— What this task involves —
Leaving out every picture, retype the lines below from the top through the one that contains "return (H - B - (y - OFF)) / ph".

— Records to process —
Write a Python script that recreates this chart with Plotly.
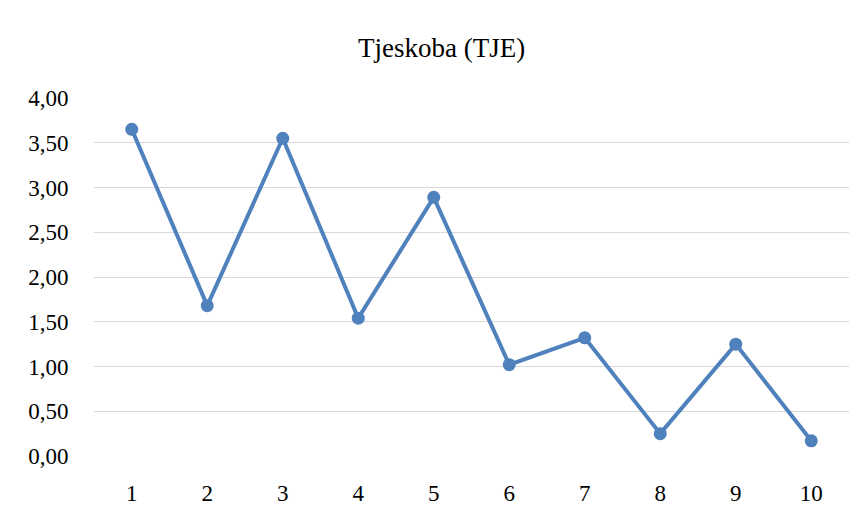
import plotly.graph_objects as go

categories = ["1", "2", "3", "4", "5", "6", "7", "8", "9", "10"]
values = [3.65, 1.68, 3.55, 1.54, 2.89, 1.02, 1.32, 0.25, 1.25, 0.17]
y_ticks = [0, 0.5, 1, 1.5, 2, 2.5, 3, 3.5, 4]
y_tick_labels = ["0,00", "0,50", "1,00", "1,50", "2,00", "2,50", "3,00", "3,50", "4,00"]

OFF = 8  # page body margin
W, H = 867 - OFF, 513 - OFF
L, R, T, B = 94 - OFF, 18, 98 - OFF, 57
pw, ph = W - L - R, H - T - B

def px(x):
    return (x - OFF - L) / pw

def py(y):
    return (H - B - (y - OFF)) / ph

fig = go.Figure()
fig.add_trace(go.Scatter(
    x=categories, y=values, mode="lines+markers",
    line=dict(color="#4F81BD", width=4),
    marker=dict(color="#4F81BD", size=13),
    showlegend=False,
))

fig.update_layout(
    width=W, height=H,
    margin=dict(l=L, r=R, t=T, b=B),
    plot_bgcolor="white",
    xaxis=dict(
        type="category", range=[-0.5, 9.5], showgrid=False, zeroline=False,
        automargin=False,
        ticks="outside", ticklen=16, tickcolor="rgba(0,0,0,0)",
        tickfont=dict(family="Liberation Serif", size=23, color="black"),
    ),
    yaxis=dict(
        range=[0, 4], tickvals=y_ticks, ticktext=y_tick_labels,
        showgrid=True, gridcolor="#d9d9d9", zeroline=False,
        automargin=False,
        ticks="outside", ticklen=20, tickcolor="rgba(0,0,0,0)",
        tickfont=dict(family="Liberation Serif", size=23, color="black"),
    ),
    annotations=[dict(
        text="Tjeskoba (TJE)", xref="paper", yref="paper",
        x=px(441), y=py(48), xanchor="center", yanchor="middle",
        showarrow=False, font=dict(family="Liberation Serif", size=27, color="black"),
    )],
)

fig.write_html("out.html")
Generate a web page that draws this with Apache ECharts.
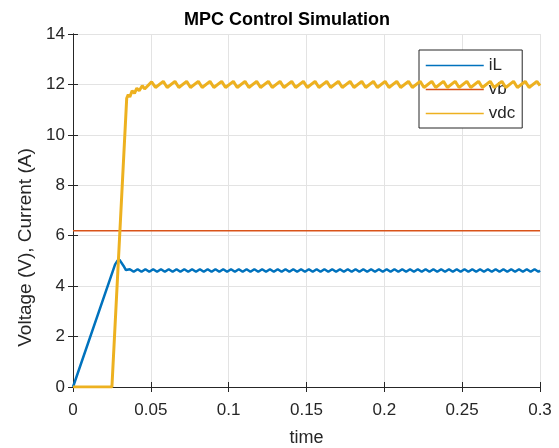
<!DOCTYPE html>
<html>
<head>
<meta charset="utf-8">
<script src="https://cdn.jsdelivr.net/npm/echarts@6/dist/echarts.min.js"></script>
<style>
html,body{margin:0;padding:0;background:#fff;}
#chart{width:559px;height:448px;}
</style>
</head>
<body>
<div id="chart"></div>
<script>
const titleText = 'MPC Control Simulation';
const xName = 'time';
const yName = 'Voltage (V), Current (A)';
const seriesNames = ['iL', 'vb', 'vdc'];
const xTickLabels = ['0', '0.05', '0.1', '0.15', '0.2', '0.25', '0.3'];
const yTickLabels = ['0', '2', '4', '6', '8', '10', '12', '14'];

const iLData = [[0,0],[0.027,4.85],[0.0285,5.0],[0.0298,5.05],[0.031,5.0],[0.0325,4.8],[0.034,4.64],
[0.0365,4.67],[0.039,4.57],[0.0415,4.67],[0.044,4.57],[0.0465,4.67],[0.049,4.57],[0.0515,4.67],[0.054,4.57],
[0.0565,4.67],[0.059,4.57],[0.0615,4.67],[0.064,4.57],[0.0665,4.67],[0.069,4.57],[0.0715,4.67],[0.074,4.57],
[0.0765,4.67],[0.079,4.57],[0.0815,4.67],[0.084,4.57],[0.0865,4.67],[0.089,4.57],[0.0915,4.67],[0.094,4.57],
[0.0965,4.67],[0.099,4.57],[0.1015,4.67],[0.104,4.57],[0.1065,4.67],[0.109,4.57],[0.1115,4.67],[0.114,4.57],
[0.1165,4.67],[0.119,4.57],[0.1215,4.67],[0.124,4.57],[0.1265,4.67],[0.129,4.57],[0.1315,4.67],[0.134,4.57],
[0.1365,4.67],[0.139,4.57],[0.1415,4.67],[0.144,4.57],[0.1465,4.67],[0.149,4.57],[0.1515,4.67],[0.154,4.57],
[0.1565,4.67],[0.159,4.57],[0.1615,4.67],[0.164,4.57],[0.1665,4.67],[0.169,4.57],[0.1715,4.67],[0.174,4.57],
[0.1765,4.67],[0.179,4.57],[0.1815,4.67],[0.184,4.57],[0.1865,4.67],[0.189,4.57],[0.1915,4.67],[0.194,4.57],
[0.1965,4.67],[0.199,4.57],[0.2015,4.67],[0.204,4.57],[0.2065,4.67],[0.209,4.57],[0.2115,4.67],[0.214,4.57],
[0.2165,4.67],[0.219,4.57],[0.2215,4.67],[0.224,4.57],[0.2265,4.67],[0.229,4.57],[0.2315,4.67],[0.234,4.57],
[0.2365,4.67],[0.239,4.57],[0.2415,4.67],[0.244,4.57],[0.2465,4.67],[0.249,4.57],[0.2515,4.67],[0.254,4.57],
[0.2565,4.67],[0.259,4.57],[0.2615,4.67],[0.264,4.57],[0.2665,4.67],[0.269,4.57],[0.2715,4.67],[0.274,4.57],
[0.2765,4.67],[0.279,4.57],[0.2815,4.67],[0.284,4.57],[0.2865,4.67],[0.289,4.57],[0.2915,4.67],[0.294,4.57],
[0.2965,4.67],[0.299,4.57],[0.3,4.62]];

const vbData = [[0,6.2],[0.3,6.2]];

const vdcData = [[0,0],[0.025,0],[0.0345,11.45],[0.0355,11.6],[0.0365,11.5],[0.038,11.75],[0.0395,11.65],
[0.041,11.85],[0.0425,11.75],[0.0445,11.95],[0.046,11.82],[0.0505,12.1],
[0.053,11.88],[0.058,12.12],[0.0605,11.88],[0.0655,12.12],[0.068,11.88],[0.073,12.12],[0.0755,11.88],[0.0805,12.12],
[0.083,11.88],[0.088,12.12],[0.0905,11.88],[0.0955,12.12],[0.098,11.88],[0.103,12.12],[0.1055,11.88],[0.1105,12.12],
[0.113,11.88],[0.118,12.12],[0.1205,11.88],[0.1255,12.12],[0.128,11.88],[0.133,12.12],[0.1355,11.88],[0.1405,12.12],
[0.143,11.88],[0.148,12.12],[0.1505,11.88],[0.1555,12.12],[0.158,11.88],[0.163,12.12],[0.1655,11.88],[0.1705,12.12],
[0.173,11.88],[0.178,12.12],[0.1805,11.88],[0.1855,12.12],[0.188,11.88],[0.193,12.12],[0.1955,11.88],[0.2005,12.12],
[0.203,11.88],[0.208,12.12],[0.2105,11.88],[0.2155,12.12],[0.218,11.88],[0.223,12.12],[0.2255,11.88],[0.2305,12.12],
[0.233,11.88],[0.238,12.12],[0.2405,11.88],[0.2455,12.12],[0.248,11.88],[0.253,12.12],[0.2555,11.88],[0.2605,12.12],
[0.263,11.88],[0.268,12.12],[0.2705,11.88],[0.2755,12.12],[0.278,11.88],[0.283,12.12],[0.2855,11.88],[0.2905,12.12],
[0.293,11.88],[0.298,12.12],[0.3,11.95]];

const colors = ['#0072BD', '#D95319', '#EDB120'];
const FONT = '"Liberation Sans", Arial, Helvetica, sans-serif';
const axisColor = '#262626';

function xLabel(v) {
  const i = Math.round(v / 0.05);
  return xTickLabels[i] !== undefined ? xTickLabels[i] : '';
}
function yLabel(v) {
  const i = Math.round(v / 2);
  return yTickLabels[i] !== undefined ? yTickLabels[i] : '';
}

const chart = echarts.init(document.getElementById('chart'), null, {renderer: 'canvas'});
const baseX = {type: 'value', min: 0, max: 0.3, interval: 0.05};
const baseY = {type: 'value', min: 0, max: 14, interval: 2};
chart.setOption({
  animation: false,
  backgroundColor: '#ffffff',
  textStyle: {fontFamily: FONT},
  title: {
    text: titleText, left: 179, top: 6,
    textStyle: {fontFamily: FONT, fontSize: 18, fontWeight: 'bold', color: '#000'}
  },
  grid: {left: 73, right: 19, top: 34, bottom: 61, containLabel: false, outerBoundsMode: 'none'},
  legend: {
    data: seriesNames,
    orient: 'vertical', left: 419, top: 50,
    backgroundColor: '#fff',
    borderColor: axisColor, borderWidth: 1,
    padding: [7, 7, 6, 6],
    itemWidth: 58, itemHeight: 14, itemGap: 7,
    itemStyle: {opacity: 0},
    lineStyle: {width: 1.5},
    textStyle: {fontFamily: FONT, fontSize: 17, color: axisColor}
  },
  xAxis: [
    Object.assign({}, baseX, {
      position: 'bottom',
      name: xName, nameLocation: 'middle', nameGap: 42,
      nameTextStyle: {fontFamily: FONT, fontSize: 18, color: axisColor},
      axisLine: {show: true, lineStyle: {color: axisColor, width: 1}},
      axisTick: {show: true, inside: true, length: 5, lineStyle: {color: axisColor}},
      axisLabel: {show: true, margin: 15, fontSize: 17, color: axisColor, fontFamily: FONT, formatter: xLabel},
      splitLine: {show: true, lineStyle: {color: '#e3e3e3', width: 1}}
    }),
    Object.assign({}, baseX, {
      position: 'top',
      axisLine: {show: true, lineStyle: {color: axisColor, width: 1}},
      axisTick: {show: true, inside: true, length: 5, lineStyle: {color: axisColor}},
      axisLabel: {show: false},
      splitLine: {show: false}
    })
  ],
  yAxis: [
    Object.assign({}, baseY, {
      position: 'left',
      name: yName, nameLocation: 'middle', nameGap: 38, nameRotate: 90,
      nameTextStyle: {fontFamily: FONT, fontSize: 19, color: axisColor, padding: [0, 74, 0, 0]},
      axisLine: {show: true, lineStyle: {color: axisColor, width: 1}},
      axisTick: {show: true, inside: true, length: 5, lineStyle: {color: axisColor}},
      axisLabel: {show: true, margin: 8, fontSize: 17, color: axisColor, fontFamily: FONT, formatter: yLabel},
      splitLine: {show: true, lineStyle: {color: '#e3e3e3', width: 1}}
    }),
    Object.assign({}, baseY, {
      position: 'right',
      axisLine: {show: true, lineStyle: {color: axisColor, width: 1}},
      axisTick: {show: true, inside: true, length: 5, lineStyle: {color: axisColor}},
      axisLabel: {show: false},
      splitLine: {show: false}
    })
  ],
  series: [
    {name: seriesNames[0], type: 'line', data: iLData, symbol: 'none', color: colors[0],
     lineStyle: {width: 2.5, color: colors[0]}, xAxisIndex: 0, yAxisIndex: 0, z: 3},
    {name: seriesNames[1], type: 'line', data: vbData, symbol: 'none', color: colors[1],
     lineStyle: {width: 1.5, color: colors[1]}, xAxisIndex: 0, yAxisIndex: 0, z: 2},
    {name: seriesNames[2], type: 'line', data: vdcData, symbol: 'none', color: colors[2],
     lineStyle: {width: 3, color: colors[2]}, xAxisIndex: 0, yAxisIndex: 0, z: 4}
  ]
});
</script>
</body>
</html>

— Correct output —
Write a Python script that recreates this chart with Plotly.
import plotly.graph_objects as go

categories = ["1", "2", "3", "4", "5", "6", "7", "8", "9", "10"]
values = [3.65, 1.68, 3.55, 1.54, 2.89, 1.02, 1.32, 0.25, 1.25, 0.17]
y_ticks = [0, 0.5, 1, 1.5, 2, 2.5, 3, 3.5, 4]
y_tick_labels = ["0,00", "0,50", "1,00", "1,50", "2,00", "2,50", "3,00", "3,50", "4,00"]

OFF = 8  # page body margin
W, H = 867 - OFF, 513 - OFF
L, R, T, B = 94 - OFF, 18, 98 - OFF, 57
pw, ph = W - L - R, H - T - B

def px(x):
    return (x - OFF - L) / pw

def py(y):
    return (H - B - (y - OFF)) / ph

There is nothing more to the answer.